Socrates and his pals were pretty obsessed with the benefits of education in the Republic. Since Socrates believed that education was closely linked to morality, he thought that if he could only create the perfect educational program, he'd be able to produce much better people. You know, no pressure.
Even though Socrates isn't necessarily the guy you'd want to hire as your SAT tutor, he does have some pretty modern ideas about learning: the importance of math and music for cognitive development, the importance of educating both men and women, and the need for both mental and physical activity. Pretty cool. In fact, education may be one of the most easily understandable things in Plato's otherwise kind of wonky imagined city.
Questions About Education
- How does the topic of education come up? What exactly does education address, and how is it related to justice?
- What are all the various subjects that Socrates believes need to be studied? Are they all equally important, or is one more important than any of the others?

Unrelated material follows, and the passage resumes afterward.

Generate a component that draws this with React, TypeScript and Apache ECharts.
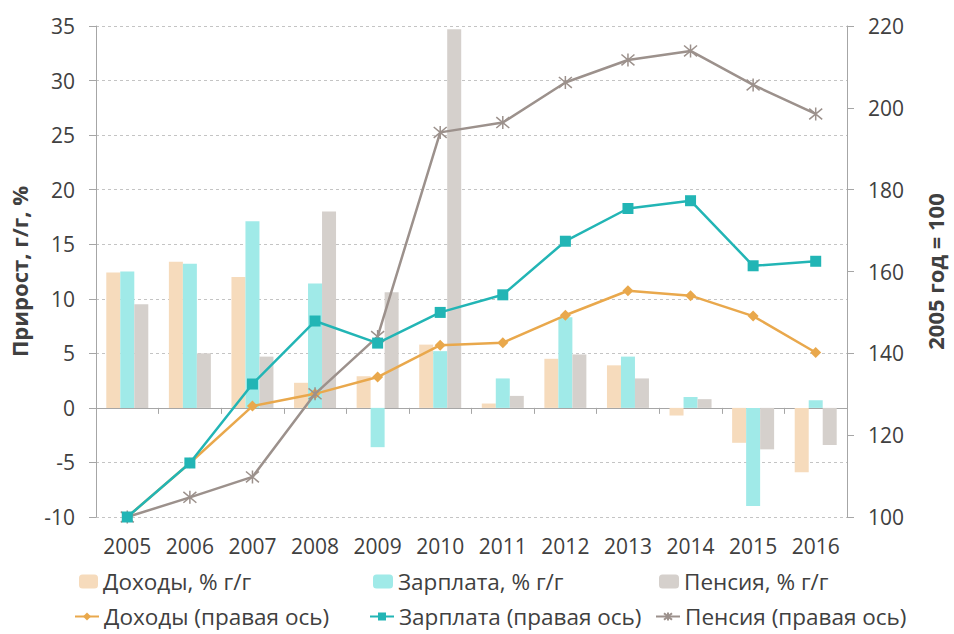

- Who are the educators in Socrates's imaginary city? Do they come from a certain group of people, or can anyone be in charge of education? Why is this important?
Chew on This
It doesn't matter how "modern" aspects of Socrates's educational system sound; having children raised by the state instead of their parents is the worst method of education ever.
Even though Socrates isn't the biggest fan of democracy, his public education system based on merit—and not birth—is an incredibly egalitarian and forward-thinking ideal for his time (and even, unfortunately, sometimes for ours).